The same is also true for customers of these competitive cloud development environments if they were to manually install these extensions into these platforms, the customers would be in breach as the license of these extensions is very clear that they are only licensed for installation in official builds distributed by Microsoft:
You may install and use any number of copies of the software only with Microsoft Visual Studio, Visual Studio for Mac, Visual Studio Code, Azure DevOps, Team Foundation Server, and successor Microsoft products and services to develop and test your applications - https://marketplace.visualstudio.com/items/ms-vscode.cpptools/license
okay, so how do we fix this?
The future of software development tooling that is being built is closed as fuck, and people seem to be okay with it because select components meet the OSI definition whilst missing the bigger picture that the compositional graph of components does not.
Open-source was created as a financial weapon to destroy proprietary on-prem software and to ensure file formats (eg. msword doc vs msword docx) remained open for mixing between different pieces of on-prem software. Open-source as a financial weapon is also why making money from open-source is so god damn hard.
Maybe we need a new movement (or revisit past ideas from the 70s) that focuses on ensuring the openness regarding freedoms of computing (😉) that combat proprietary SaaS offerings? idk.
When I see people arguing over open-source vs non-opensource in 2022, I feel like people are completely missing the bigger and more pressing issues at hand, like how the Visual Studio Code ecosystem has been designed...
The fracturing ecosystem problem is one of the reasons I created Gitpod's Open-Source Sustainability Fund. Paying for resources that are being consumed broadens the list of people who can do open-source. Additionally, money enables open-source maintainers to buy services and outsource activities that do not bring them joy.
In the very short period of time (1.5yrs) I was at Gitpod, over $32,000 USD was distributed to maintainers of language server tooling in the open-source community.
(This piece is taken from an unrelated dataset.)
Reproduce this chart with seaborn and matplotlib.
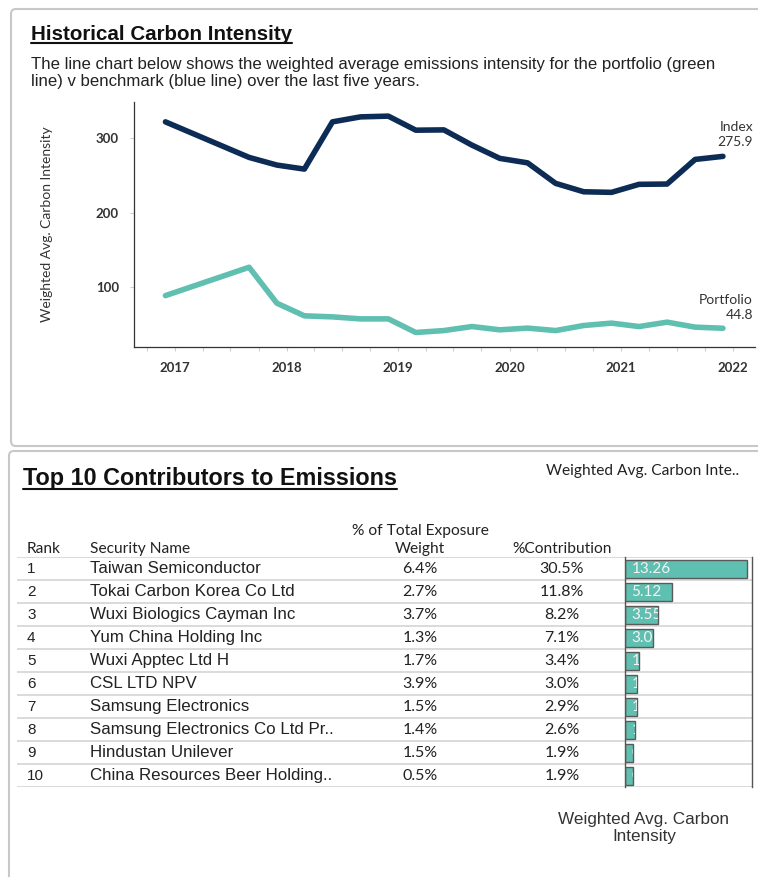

I hope other companies follow Gitpod's lead and support the high achievers that our digital society is built upon by enabling them to become independent artists that build truly open ecosystems
Gitpod has already partially resolved the marketplace problem for the Visual Studio Code open-source ecosystem by creating the OpenVSX project and gifting it to the eclipse foundation
but the biggest challenge for Gitpod, GitLab, Datacoves, OpenBB, Foam, et al lies ahead - developing open language tooling for each community where Microsoft has forked the communities over to proprietary language servers...
Thanks for reading; please discuss on the tweet below 👇 🧡
edit: 31st of August 2022 - Green0Photon from /r/programming has a good summary:
In short, this is what Microsoft did:
- Created VSCode and made it the best and open-source IDE that everyone would jump to first.
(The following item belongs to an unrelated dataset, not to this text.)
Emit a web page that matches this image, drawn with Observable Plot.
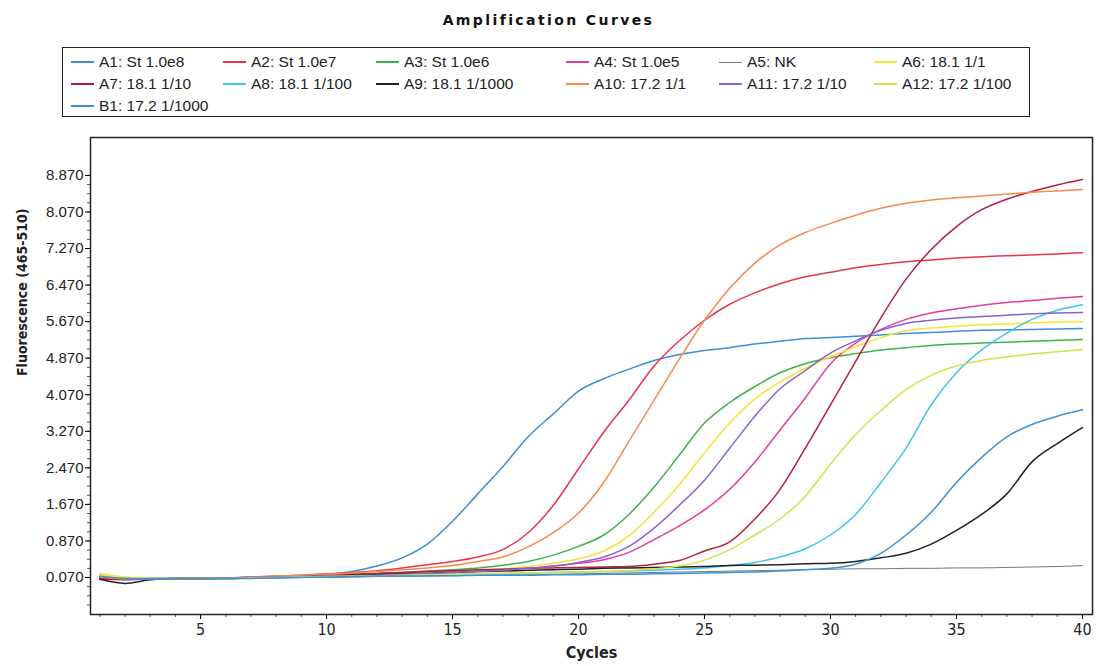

- Make a proprietary free distribution of it, along with proprietary free extensions for the various languages.
- Make those extensions the best version possible and slow down focus on open source ones, often deprecating them.
- Now you have to use the closed form of VSCode to have the best experience by quite a bit.
- Everyone else using VSCode as a platform can't keep up because Microsoft fractured their community -- and your VSCode product is now just an ad for a similar Microsoft product that doesn't have all the papercuts.
edit: 16th December 2022
GitLab has launched their own offering based off VSCode (MIT) which suffers from the same problems as everyone else who uses VSCode (MIT) in that VSCode (MIT) is designed in a way that makes your product a walking, talking, advertisement for GitHub Codespaces....
edit: 13th October 2023
Google's soon-to-be-launched "Project IDX" offering is based on VSCode (MIT) which suffers from the problems above. If you want to develop .NET, and Python and have the expectations that the Visual Studio Code LSPs will work there - forget it. Not possible, not legal.